Anybody have any idea what these are? My wife is concerned about what they are and if they'll hurt our bushes in the long run.


----------



## bassadict69 (Apr 2, 2018)

Are they mites? We had a problem with something eating our leaves and roses last year and was told it was mites, but I never seen them.

We were told to hose them all down twice a day with a strong stream of water and it would knock the mites off the plants. It must have worked because a little over a week later, they all started looking better.


----------



## Colonel K0rn (Jul 4, 2017)

Looks like aphids, and they will harm the roses. They suck the sap out of the plants. You can blast them off with a water hose, or some soap and water.


----------



## g-man (Jun 15, 2017)

^ please don't use imidacloprid on flowers. That's the ai linked to bees dieing.


----------



## PHXCobra (Mar 20, 2018)

Definitely looks like aphids to me. Thanks @Colonel K0rn Read about using all natural soap and water to kill them then blasting with the hose to get the larvae after an hour.

Bonus got to use my new hand pump sprayer for the first time and it worked well.


----------



## Colonel K0rn (Jul 4, 2017)

g-man said:


> ^ please don't use imidacloprid on flowers. That's the ai linked to bees dieing.

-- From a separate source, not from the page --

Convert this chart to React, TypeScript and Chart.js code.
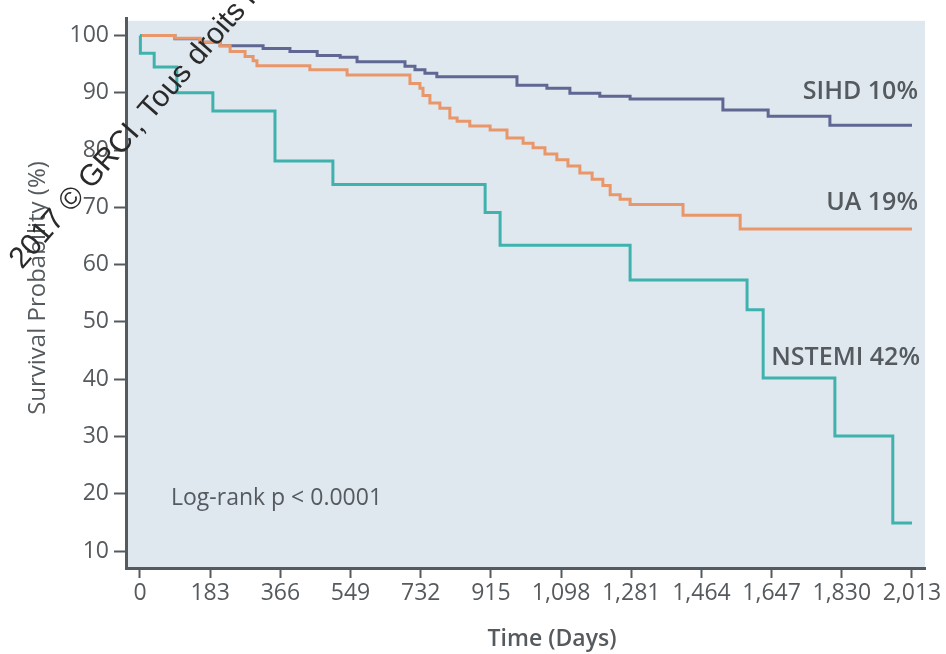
import React, { useEffect, useRef } from 'react';
import { Chart, registerables } from 'chart.js';

Chart.register(...registerables);

// ---- Data ----
const xTickValues = [0, 183, 366, 549, 732, 915, 1098, 1281, 1464, 1647, 1830, 2013];
const yTickValues = [10, 20, 30, 40, 50, 60, 70, 80, 90, 100];

const sihdDays = [0, 91, 156, 209, 321, 391, 462, 522, 566, 691, 717, 743, 774, 983, 1061, 1121, 1199, 1278, 1520, 1638, 1799, 2013];
const sihdSurvival = [100, 99.4, 98.8, 98.2, 97.7, 97.2, 96.5, 96.2, 95.4, 94.6, 94.0, 93.4, 92.8, 91.3, 90.8, 89.9, 89.4, 88.9, 87.0, 85.9, 84.3, 84.3];

const uaDays = [0, 91, 156, 209, 235, 274, 295, 305, 443, 540, 704, 730, 738, 756, 782, 808, 827, 860, 913, 957, 999, 1025, 1056, 1087, 1116, 1147, 1179, 1207, 1226, 1252, 1278, 1416, 1565, 2013];
const uaSurvival = [100, 99.5, 98.8, 98.2, 97.2, 96.3, 95.6, 94.7, 94.0, 93.1, 91.6, 90.8, 89.5, 88.2, 87.3, 85.6, 85.0, 84.2, 83.5, 82.1, 81.2, 80.4, 79.3, 78.3, 77.2, 76.0, 74.9, 73.8, 72.2, 71.4, 70.5, 68.6, 66.2, 66.2];

const nstemiDays = [0, 1, 37, 96, 190, 352, 503, 900, 939, 1278, 1583, 1625, 1812, 1963, 2013];
const nstemiSurvival = [100, 96.9, 94.5, 90.0, 86.8, 78.1, 74.0, 69.1, 63.4, 57.3, 52.1, 40.2, 30.1, 14.9, 14.9];

const seriesNames = ['NSTEMI 42%', 'UA 19%', 'SIHD 10%'];
const pValueText = 'Log-rank p < 0.0001';
const xTitle = 'Time (Days)';
const yTitle = 'Survival Probability (%)';
const watermarkText = '2017 © GRCI, Tous droits réservés';

const toPoints = (xs: number[], ys: number[]) => xs.map((x, i) => ({ x, y: ys[i] }));

const FONT = '"Open Sans", "DejaVu Sans", sans-serif';
const TEXT = '#555a5e';
const AXIS = '#555a5e';

const decorPlugin = {
  id: 'decor',
  beforeDraw(chart: any) {
    const { ctx, chartArea: a } = chart;
    ctx.save();
    ctx.fillStyle = '#ffffff';
    ctx.fillRect(0, 0, chart.width, chart.height);
    ctx.fillStyle = '#dfe8ef';
    ctx.fillRect(a.left, a.top + 2, a.right - a.left, a.bottom - a.top - 2);
    ctx.restore();
  },
  afterDraw(chart: any) {
    const { ctx } = chart;
    ctx.save();
    ctx.fillStyle = TEXT;
    ctx.textBaseline = 'middle';

    ctx.font = `600 25px ${FONT}`;
    ctx.textAlign = 'right';
    ctx.fillText(seriesNames[2], 918, 92);
    ctx.fillText(seriesNames[1], 918, 203);
    ctx.fillText(seriesNames[0], 920, 358);

    ctx.font = `400 23px ${FONT}`;
    ctx.textAlign = 'left';
    ctx.fillText(pValueText, 171, 498);

    ctx.font = `600 23px ${FONT}`;
    ctx.textAlign = 'center';
    ctx.fillText(xTitle, 552, 639);

    ctx.save();
    ctx.translate(38, 288);
    ctx.rotate(-Math.PI / 2);
    ctx.font = `400 24px ${FONT}`;
    ctx.fillText(yTitle, 0, 0);
    ctx.restore();

    // watermark
    ctx.save();
    ctx.translate(22, 270);
    ctx.rotate(-49 * Math.PI / 180);
    ctx.font = `400 30px "Liberation Sans", Arial, sans-serif`;
    ctx.fillStyle = '#2a2a2a';
    ctx.textAlign = 'left';
    ctx.textBaseline = 'alphabetic';
    ctx.fillText(watermarkText, 0, 0);
    ctx.restore();

    ctx.restore();
  },
};

export default function App() {
  const ref = useRef<HTMLCanvasElement | null>(null);

  useEffect(() => {
    document.body.style.margin = '0';
    const canvas = ref.current;
    if (!canvas) return;
    const common = {
      pointRadius: 0,
      pointHoverRadius: 0,
      borderWidth: 3,
      stepped: 'before' as const,
      fill: false,
      tension: 0,
    };
    const chart = new Chart(canvas, {
      type: 'line',
      data: {
        datasets: [
          { ...common, label: seriesNames[0], data: toPoints(nstemiDays, nstemiSurvival), borderColor: '#3fb2ae' },
          { ...common, label: seriesNames[1], data: toPoints(uaDays, uaSurvival), borderColor: '#e9966a' },
          { ...common, label: seriesNames[2], data: toPoints(sihdDays, sihdSurvival), borderColor: '#5f6792' },
        ],
      },
      options: {
        animation: false,
        responsive: false,
        devicePixelRatio: 1,
        layout: { padding: { left: 0, top: 15, right: 21, bottom: 0 } },
        plugins: { legend: { display: false }, tooltip: { enabled: false } },
        scales: {
          x: {
            type: 'linear',
            min: -36.5,
            max: 2047,
            afterBuildTicks: (s: any) => { s.ticks = xTickValues.map((v) => ({ value: v })); },
            afterFit: (s: any) => { s.height = 86; },
            grid: { drawOnChartArea: false, drawTicks: true, tickLength: 10, tickWidth: 2, tickColor: AXIS },
            border: { display: true, color: AXIS, width: 3 },
            ticks: {
              autoSkip: false,
              maxRotation: 0,
              padding: 2,
              color: TEXT,
              font: { family: FONT, size: 23 },
              callback: (v: any) => Number(v).toLocaleString('en-US'),
            },
          },
          y: {
            type: 'linear',
            min: 7.05,
            max: 102.9,
            afterBuildTicks: (s: any) => { s.ticks = yTickValues.map((v) => ({ value: v })); },
            afterFit: (s: any) => { s.width = 126; },
            grid: { drawOnChartArea: false, drawTicks: true, tickLength: 12, tickWidth: 2, tickColor: AXIS },
            border: { display: true, color: AXIS, width: 3 },
            ticks: {
              autoSkip: false,
              padding: 5,
              color: TEXT,
              font: { family: FONT, size: 23 },
              callback: (v: any) => String(v),
            },
          },
        },
      },
      plugins: [decorPlugin],
    });
    return () => chart.destroy();
  }, []);

  return (
    <div style={{ position: 'absolute', left: 0, top: 0, width: 946, height: 654 }}>
      <canvas ref={ref} width={946} height={654} />
    </div>
  );
}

You're absolutely correct, I'll change my post. Just blast them off with soap and water. I do care about the bees.


----------



## HoosierLawnGnome (Sep 28, 2017)

aphids. You can also smash them with your fingers, just wipe them off. just pull along the leaf and there ya go.


----------



## Rackhouse Mayor (Sep 4, 2017)

Those are definitely aphids. I was never able to keep them out of my square foot garden for the few years that I had it. Good luck. I didn't know they liked roses. I know they love peas.


----------



## davidwilson (May 1, 2018)

These are mites. You need to have a pest control to avoid this infestation.


----------



## SCGrassMan (Dec 17, 2017)

Neem oil. It works and doesn't hurt the bees 

You can also buy praying mantis seed pods from amazing. They love em


----------